While agreeing this is a time for self-reflection by business educators, Prof Woo, like many heads of MBA programmes in Britain and America, believe that the association between business education and the crisis is dangerously over-generalized.
“Many responsible parties do not have MBAs,” she says. “Conversely, many MBAs populate highly successful and complex companies which create both economic and social value. “
“Having noted the above, this is definitely an opportunity for business schools to do more to make ethical thinking part of the fabric of their curriculum.”
Employers and recruiters agree that the MBA remains a highly regarded qualification and can certainly open up career opportunities for professionals, however, they say that they are now looking for more than just a qualification.
Phil Sheridan, UK Managing Director of Robert Half, a leading recruitment company for the financial sector, says: “Clearly, the technical aspects of finance are important, but for our clients, their focus is on bringing in great performers who can hit the ground running, and really show how they can deliver measurable value like identifying tangible savings or streamlining processes to cut costs.”

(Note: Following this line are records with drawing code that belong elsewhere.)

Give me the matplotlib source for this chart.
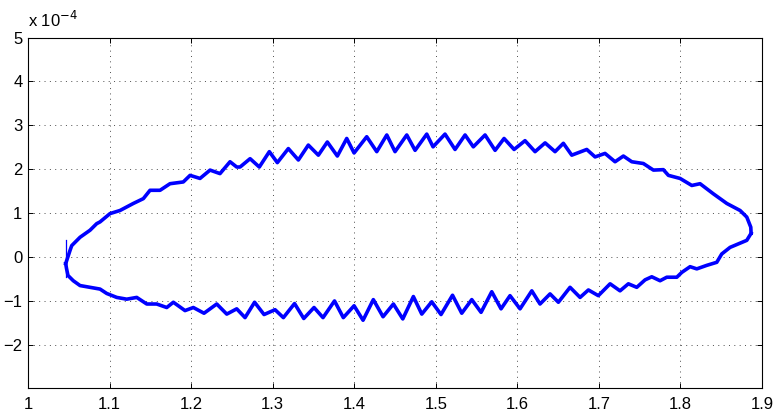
import numpy as np
import matplotlib
matplotlib.use("Agg")
import matplotlib.pyplot as plt

plt.rcParams['font.family'] = ['Liberation Sans', 'DejaVu Sans']

# upper branch, left tip -> right tip (y in units of 1e-4)
upper_x = [1.0462, 1.0515, 1.0536, 1.0638, 1.0760, 1.0842, 1.0883, 1.1006, 1.1128, 1.1291,
           1.1414, 1.1496, 1.1619, 1.1741, 1.1904, 1.1987, 1.2109, 1.2232, 1.2354, 1.2477,
           1.2559, 1.2600, 1.2723, 1.2836, 1.2959, 1.3057, 1.3192, 1.3315, 1.3437, 1.3560,
           1.3670, 1.3793, 1.3908, 1.3998, 1.4153, 1.4276, 1.4399, 1.4500, 1.4644, 1.4746,
           1.4889, 1.4966, 1.5113, 1.5236, 1.5359, 1.5460, 1.5604, 1.5727, 1.5837, 1.5960,
           1.6094, 1.6217, 1.6340, 1.6462, 1.6564, 1.6667, 1.6851, 1.6953, 1.7075, 1.7198,
           1.7300, 1.7403, 1.7545, 1.7668, 1.7790, 1.7852, 1.7995, 1.8139, 1.8240, 1.8403,
           1.8568, 1.8731, 1.8813, 1.8862, 1.8866]
upper_y = [-0.15, 0.15, 0.26, 0.45, 0.61, 0.76, 0.80, 0.99, 1.06, 1.22,
           1.33, 1.52, 1.52, 1.67, 1.71, 1.86, 1.79, 1.98, 1.90, 2.17,
           2.05, 2.05, 2.24, 2.05, 2.40, 2.15, 2.47, 2.21, 2.55, 2.32,
           2.62, 2.30, 2.70, 2.37, 2.74, 2.40, 2.78, 2.40, 2.78, 2.43,
           2.80, 2.51, 2.80, 2.45, 2.78, 2.51, 2.78, 2.43, 2.70, 2.45,
           2.65, 2.40, 2.60, 2.40, 2.59, 2.32, 2.45, 2.28, 2.36, 2.17,
           2.30, 2.17, 2.13, 1.98, 1.99, 1.86, 1.79, 1.63, 1.67, 1.44,
           1.22, 1.06, 0.91, 0.68, 0.54]

# lower branch, right tip -> left tip
lower_x = [1.8866, 1.8813, 1.8608, 1.8506, 1.8445, 1.8322, 1.8200, 1.8118, 1.8016, 1.7955,
           1.7832, 1.7750, 1.7648, 1.7566, 1.7464, 1.7361, 1.7259, 1.7137, 1.6993, 1.6871,
           1.6769, 1.6646, 1.6503, 1.6401, 1.6278, 1.6177, 1.6033, 1.5910, 1.5800, 1.5686,
           1.5555, 1.5441, 1.5318, 1.5205, 1.5064, 1.4950, 1.4828, 1.4725, 1.4595, 1.4480,
           1.4353, 1.4234, 1.4108, 1.3998, 1.3866, 1.3758, 1.3617, 1.3507, 1.3381, 1.3268,
           1.3131, 1.3029, 1.2894, 1.2778, 1.2661, 1.2559, 1.2437, 1.2314, 1.2158, 1.2027,
           1.1925, 1.1782, 1.1701, 1.1578, 1.1456, 1.1333, 1.1210, 1.1088, 1.0965, 1.0883,
           1.0760, 1.0638, 1.0555, 1.0490, 1.0472, 1.0462]
lower_y = [0.54, 0.38, 0.22, 0.07, -0.12, -0.19, -0.27, -0.22, -0.35, -0.46,
           -0.46, -0.54, -0.45, -0.52, -0.69, -0.61, -0.77, -0.61, -0.88, -0.75,
           -0.92, -0.69, -1.03, -0.84, -1.07, -0.77, -1.18, -0.88, -1.18, -0.79,
           -1.26, -0.97, -1.28, -0.87, -1.31, -1.02, -1.30, -0.90, -1.41, -1.07,
           -1.36, -0.97, -1.44, -1.11, -1.38, -1.00, -1.38, -1.15, -1.40, -1.06,
           -1.38, -1.20, -1.31, -1.03, -1.38, -1.18, -1.30, -1.07, -1.28, -1.15,
           -1.22, -1.03, -1.15, -1.07, -1.07, -0.92, -0.96, -0.92, -0.83, -0.73,
           -0.69, -0.65, -0.54, -0.42, -0.26, -0.15]

# start-up transient at the left tip
spike_x = [1.0462, 1.0462]
spike_y = [0.38, -0.45]

x_ticks = [1, 1.1, 1.2, 1.3, 1.4, 1.5, 1.6, 1.7, 1.8, 1.9]
y_ticks = [-2, -1, 0, 1, 2, 3, 4, 5]

fig = plt.figure(figsize=(7.76, 4.13), dpi=100)
ax = fig.add_axes([0.0361, 0.0598, 0.9459, 0.8494])

ax.plot(upper_x, upper_y, color='#0000ff', linewidth=2.6, solid_joinstyle='round')
ax.plot(lower_x, lower_y, color='#0000ff', linewidth=2.6, solid_joinstyle='round')
ax.plot(spike_x, spike_y, color='#0000ff', linewidth=0.9)

ax.set_xlim(1, 1.9)
ax.set_ylim(-2.99, 5)
ax.set_xticks(x_ticks)
ax.set_xticklabels([f"{t:g}" for t in x_ticks])
ax.set_yticks(y_ticks)
ax.set_yticklabels([f"{t:d}".replace('-', '\u2212') for t in y_ticks])

ax.grid(True, color='0.3', linestyle=(0, (1, 4.5)), linewidth=0.7)
ax.tick_params(direction='in', length=3.5, width=0.7, top=True, right=True,
               labelsize=12, colors='black')
ax.tick_params(axis='x', pad=6)
ax.tick_params(axis='y', pad=4)
for s in ax.spines.values():
    s.set_linewidth(0.8)
    s.set_color('black')

ax.text(0.0, 1.02, r'x 10$^{-4}$', transform=ax.transAxes, ha='left', va='bottom',
        fontsize=12)

fig.savefig('out.png', dpi=100)
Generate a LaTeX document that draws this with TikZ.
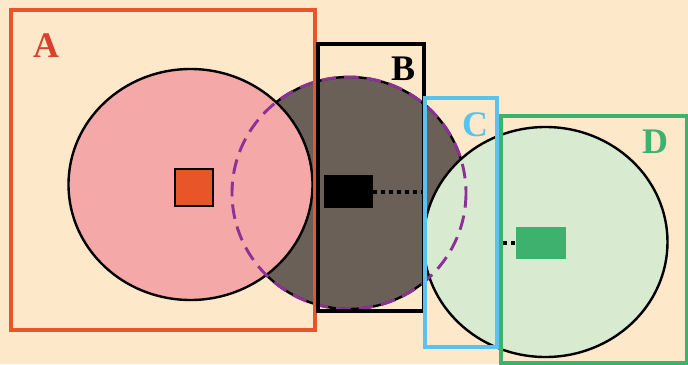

“In this market, it’s about the pound, shilling and pence savings you deliver, not theory.”
For many top universities in Europe and America, business education is the goose that keeps on laying golden eggs.
Recovery
Admission tutors in many top business schools confirm they are already witnessing a surge in applications, as diminished job prospects force many to get new skills. In addition, MBA programmes are less expensive to run than other postgraduate courses that demand state-of-the-art laboratories.
These students are also more likely to be matured, wealthier and make less demand on university resources.
Tuition fees for a course in Britain can be as much as £64,000, and business schools’ alumni tend to be big donors to their alma mater.
In recent years, critics have been warning of an endemic culture of cheating among MBA students, which they attributed to a growing list of corporate ethics scandals.
A 2006 study of cheating among US graduates, published in the journal Academy of Management Learning & Education, found that 56% of all MBA students cheated regularly – more than in any other discipline.
The study also suggested that business students are also more likely to find out about a test from a fellow student who had taken it.
Both Yale and Notre Dame business schools say they initiated change long before the current crisis unfolded, by incorporating ethics in the core as well as driving ethics discussion across the curricula.
In Britain, the Association of Business Schools, which represents more than 100 institutions in the UK, says in 2004, it became a partner in the UK Government’s Corporate Social Responsibility Academy.
This, the organisation points out, further embedded social, environmental and ethical considerations into the delivery of courses among its members.
Business educators agree it is important that ethics are not an appendage in the margin but are built into the curricula.
And students, they say, need to be “dyed-in-the-wool ethicists.”
Chris McKenna, director of MBA at Oxford University’s Said Business School, says the curriculum is now being reviewed.
“We are collecting records from failed institutions and holding public discussions, and talking to executives about this failure.
“We want to help people understand what happened in and outside the classroom.”